GIVEN MATERIAL
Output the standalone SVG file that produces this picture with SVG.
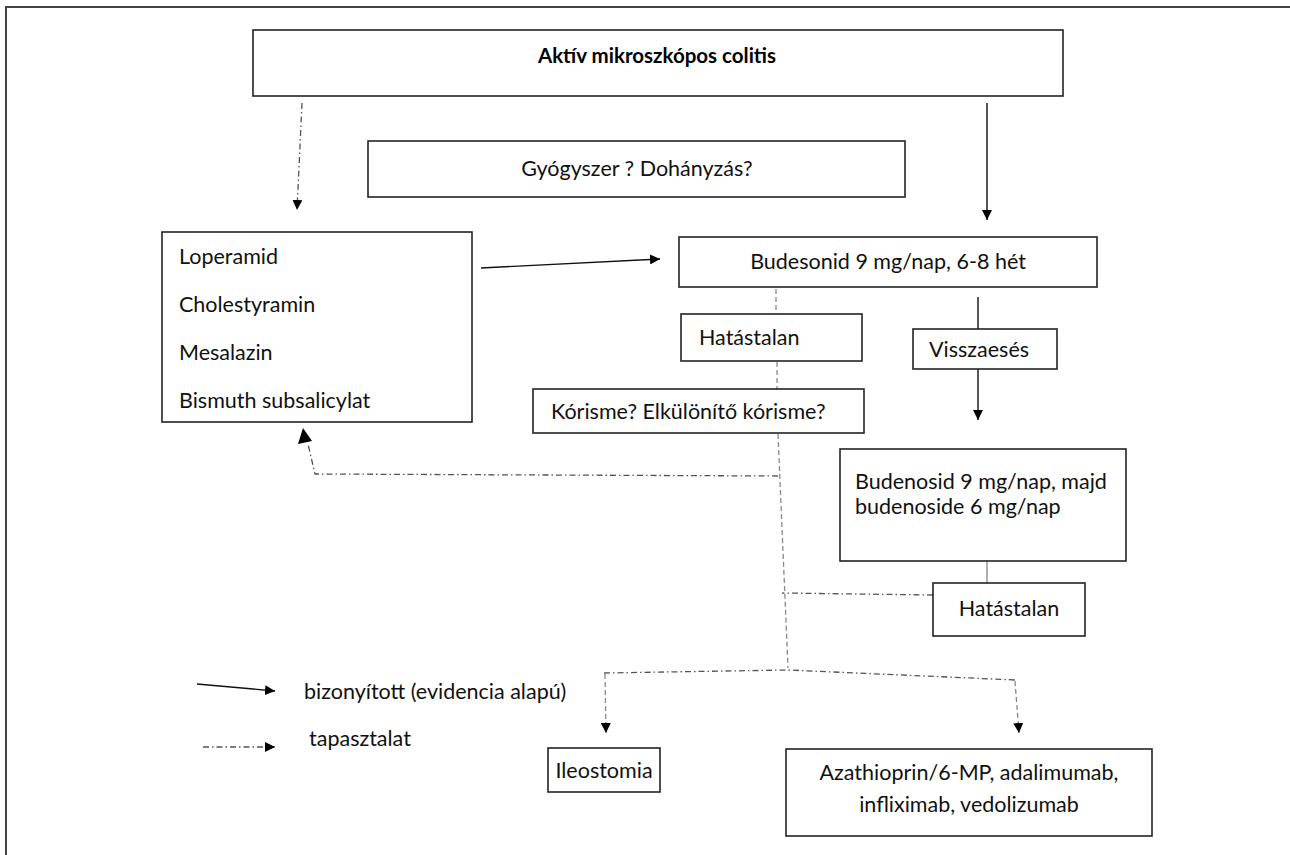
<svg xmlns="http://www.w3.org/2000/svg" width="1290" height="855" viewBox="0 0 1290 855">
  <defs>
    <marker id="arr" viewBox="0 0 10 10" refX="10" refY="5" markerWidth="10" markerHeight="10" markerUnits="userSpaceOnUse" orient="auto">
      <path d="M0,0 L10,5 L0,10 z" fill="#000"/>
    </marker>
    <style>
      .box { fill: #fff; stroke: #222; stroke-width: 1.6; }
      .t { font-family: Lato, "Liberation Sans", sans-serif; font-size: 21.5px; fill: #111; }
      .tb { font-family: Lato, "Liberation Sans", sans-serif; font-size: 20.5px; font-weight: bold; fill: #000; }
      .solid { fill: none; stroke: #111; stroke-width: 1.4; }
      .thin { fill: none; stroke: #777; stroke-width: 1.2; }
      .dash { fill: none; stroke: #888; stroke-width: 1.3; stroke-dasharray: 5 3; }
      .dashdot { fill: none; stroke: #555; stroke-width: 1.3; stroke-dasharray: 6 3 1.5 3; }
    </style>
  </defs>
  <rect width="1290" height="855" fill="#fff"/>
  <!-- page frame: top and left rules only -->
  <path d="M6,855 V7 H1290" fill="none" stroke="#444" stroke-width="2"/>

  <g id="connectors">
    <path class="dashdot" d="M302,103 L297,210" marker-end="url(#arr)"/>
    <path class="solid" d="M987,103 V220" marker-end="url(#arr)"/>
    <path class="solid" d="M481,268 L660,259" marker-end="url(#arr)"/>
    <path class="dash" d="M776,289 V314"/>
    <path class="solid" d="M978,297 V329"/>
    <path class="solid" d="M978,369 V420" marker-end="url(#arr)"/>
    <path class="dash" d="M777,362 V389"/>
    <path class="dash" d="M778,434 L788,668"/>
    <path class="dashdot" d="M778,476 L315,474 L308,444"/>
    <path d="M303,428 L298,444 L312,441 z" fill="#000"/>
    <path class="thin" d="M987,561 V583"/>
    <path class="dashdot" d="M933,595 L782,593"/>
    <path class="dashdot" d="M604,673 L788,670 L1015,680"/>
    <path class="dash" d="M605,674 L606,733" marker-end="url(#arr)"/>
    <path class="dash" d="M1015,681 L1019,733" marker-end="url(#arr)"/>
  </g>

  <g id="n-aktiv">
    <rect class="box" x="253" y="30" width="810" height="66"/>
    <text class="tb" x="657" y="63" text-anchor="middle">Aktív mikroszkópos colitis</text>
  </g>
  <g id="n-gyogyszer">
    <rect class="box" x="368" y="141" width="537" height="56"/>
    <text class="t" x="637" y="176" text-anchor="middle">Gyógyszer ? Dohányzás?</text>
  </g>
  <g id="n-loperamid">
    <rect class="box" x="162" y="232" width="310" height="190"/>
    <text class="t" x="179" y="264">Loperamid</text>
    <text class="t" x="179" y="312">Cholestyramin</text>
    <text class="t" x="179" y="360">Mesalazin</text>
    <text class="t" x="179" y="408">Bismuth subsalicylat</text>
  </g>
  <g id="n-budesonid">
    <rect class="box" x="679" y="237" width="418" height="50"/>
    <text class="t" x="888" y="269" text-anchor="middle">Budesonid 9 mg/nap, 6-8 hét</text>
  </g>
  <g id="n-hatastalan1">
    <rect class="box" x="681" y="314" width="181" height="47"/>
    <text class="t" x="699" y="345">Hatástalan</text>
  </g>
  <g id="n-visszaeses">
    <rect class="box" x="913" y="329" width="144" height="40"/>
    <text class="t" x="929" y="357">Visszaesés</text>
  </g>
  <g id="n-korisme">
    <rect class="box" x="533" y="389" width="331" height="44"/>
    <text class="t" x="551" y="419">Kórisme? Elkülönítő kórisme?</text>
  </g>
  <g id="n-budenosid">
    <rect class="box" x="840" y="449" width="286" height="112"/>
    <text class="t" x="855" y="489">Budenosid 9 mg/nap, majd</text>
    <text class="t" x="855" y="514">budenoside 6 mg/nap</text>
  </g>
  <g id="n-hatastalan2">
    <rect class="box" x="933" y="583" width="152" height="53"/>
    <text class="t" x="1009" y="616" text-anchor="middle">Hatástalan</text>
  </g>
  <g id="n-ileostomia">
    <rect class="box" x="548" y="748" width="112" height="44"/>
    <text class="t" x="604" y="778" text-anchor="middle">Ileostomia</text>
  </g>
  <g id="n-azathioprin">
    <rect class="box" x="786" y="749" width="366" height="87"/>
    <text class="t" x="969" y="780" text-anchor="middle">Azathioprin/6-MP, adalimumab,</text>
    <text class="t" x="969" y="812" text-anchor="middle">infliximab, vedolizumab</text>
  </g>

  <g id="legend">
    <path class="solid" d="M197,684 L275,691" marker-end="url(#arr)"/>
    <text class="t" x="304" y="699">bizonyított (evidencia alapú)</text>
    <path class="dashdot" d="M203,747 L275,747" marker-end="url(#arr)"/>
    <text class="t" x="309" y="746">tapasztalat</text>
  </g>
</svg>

CHALLENGE
Copy out all the data without changing anything, and drop the pictures.

EXERCISE RESULT
Output the standalone SVG file that produces this picture with SVG.
<svg xmlns="http://www.w3.org/2000/svg" width="1290" height="855" viewBox="0 0 1290 855">
  <defs>
    <marker id="arr" viewBox="0 0 10 10" refX="10" refY="5" markerWidth="10" markerHeight="10" markerUnits="userSpaceOnUse" orient="auto">
      <path d="M0,0 L10,5 L0,10 z" fill="#000"/>
    </marker>
    <style>
      .box { fill: #fff; stroke: #222; stroke-width: 1.6; }
      .t { font-family: Lato, "Liberation Sans", sans-serif; font-size: 21.5px; fill: #111; }
      .tb { font-family: Lato, "Liberation Sans", sans-serif; font-size: 20.5px; font-weight: bold; fill: #000; }
      .solid { fill: none; stroke: #111; stroke-width: 1.4; }
      .thin { fill: none; stroke: #777; stroke-width: 1.2; }
      .dash { fill: none; stroke: #888; stroke-width: 1.3; stroke-dasharray: 5 3; }
      .dashdot { fill: none; stroke: #555; stroke-width: 1.3; stroke-dasharray: 6 3 1.5 3; }
    </style>
  </defs>
  <rect width="1290" height="855" fill="#fff"/>
  <!-- page frame: top and left rules only -->
  <path d="M6,855 V7 H1290" fill="none" stroke="#444" stroke-width="2"/>

  <g id="connectors">
    <path class="dashdot" d="M302,103 L297,210" marker-end="url(#arr)"/>
    <path class="solid" d="M987,103 V220" marker-end="url(#arr)"/>
    <path class="solid" d="M481,268 L660,259" marker-end="url(#arr)"/>
    <path class="dash" d="M776,289 V314"/>
    <path class="solid" d="M978,297 V329"/>
    <path class="solid" d="M978,369 V420" marker-end="url(#arr)"/>
    <path class="dash" d="M777,362 V389"/>
    <path class="dash" d="M778,434 L788,668"/>
    <path class="dashdot" d="M778,476 L315,474 L308,444"/>
    <path d="M303,428 L298,444 L312,441 z" fill="#000"/>
    <path class="thin" d="M987,561 V583"/>
    <path class="dashdot" d="M933,595 L782,593"/>
    <path class="dashdot" d="M604,673 L788,670 L1015,680"/>
    <path class="dash" d="M605,674 L606,733" marker-end="url(#arr)"/>
    <path class="dash" d="M1015,681 L1019,733" marker-end="url(#arr)"/>
  </g>

  <g id="n-aktiv">
    <rect class="box" x="253" y="30" width="810" height="66"/>
    <text class="tb" x="657" y="63" text-anchor="middle">Aktív mikroszkópos colitis</text>
  </g>
  <g id="n-gyogyszer">
    <rect class="box" x="368" y="141" width="537" height="56"/>
    <text class="t" x="637" y="176" text-anchor="middle">Gyógyszer ? Dohányzás?</text>
  </g>
  <g id="n-loperamid">
    <rect class="box" x="162" y="232" width="310" height="190"/>
    <text class="t" x="179" y="264">Loperamid</text>
    <text class="t" x="179" y="312">Cholestyramin</text>
    <text class="t" x="179" y="360">Mesalazin</text>
    <text class="t" x="179" y="408">Bismuth subsalicylat</text>
  </g>
  <g id="n-budesonid">
    <rect class="box" x="679" y="237" width="418" height="50"/>
    <text class="t" x="888" y="269" text-anchor="middle">Budesonid 9 mg/nap, 6-8 hét</text>
  </g>
  <g id="n-hatastalan1">
    <rect class="box" x="681" y="314" width="181" height="47"/>
    <text class="t" x="699" y="345">Hatástalan</text>
  </g>
  <g id="n-visszaeses">
    <rect class="box" x="913" y="329" width="144" height="40"/>
    <text class="t" x="929" y="357">Visszaesés</text>
  </g>
  <g id="n-korisme">
    <rect class="box" x="533" y="389" width="331" height="44"/>
    <text class="t" x="551" y="419">Kórisme? Elkülönítő kórisme?</text>
  </g>
  <g id="n-budenosid">
    <rect class="box" x="840" y="449" width="286" height="112"/>
    <text class="t" x="855" y="489">Budenosid 9 mg/nap, majd</text>
    <text class="t" x="855" y="514">budenoside 6 mg/nap</text>
  </g>
  <g id="n-hatastalan2">
    <rect class="box" x="933" y="583" width="152" height="53"/>
    <text class="t" x="1009" y="616" text-anchor="middle">Hatástalan</text>
  </g>
  <g id="n-ileostomia">
    <rect class="box" x="548" y="748" width="112" height="44"/>
    <text class="t" x="604" y="778" text-anchor="middle">Ileostomia</text>
  </g>
  <g id="n-azathioprin">
    <rect class="box" x="786" y="749" width="366" height="87"/>
    <text class="t" x="969" y="780" text-anchor="middle">Azathioprin/6-MP, adalimumab,</text>
    <text class="t" x="969" y="812" text-anchor="middle">infliximab, vedolizumab</text>
  </g>

  <g id="legend">
    <path class="solid" d="M197,684 L275,691" marker-end="url(#arr)"/>
    <text class="t" x="304" y="699">bizonyított (evidencia alapú)</text>
    <path class="dashdot" d="M203,747 L275,747" marker-end="url(#arr)"/>
    <text class="t" x="309" y="746">tapasztalat</text>
  </g>
</svg>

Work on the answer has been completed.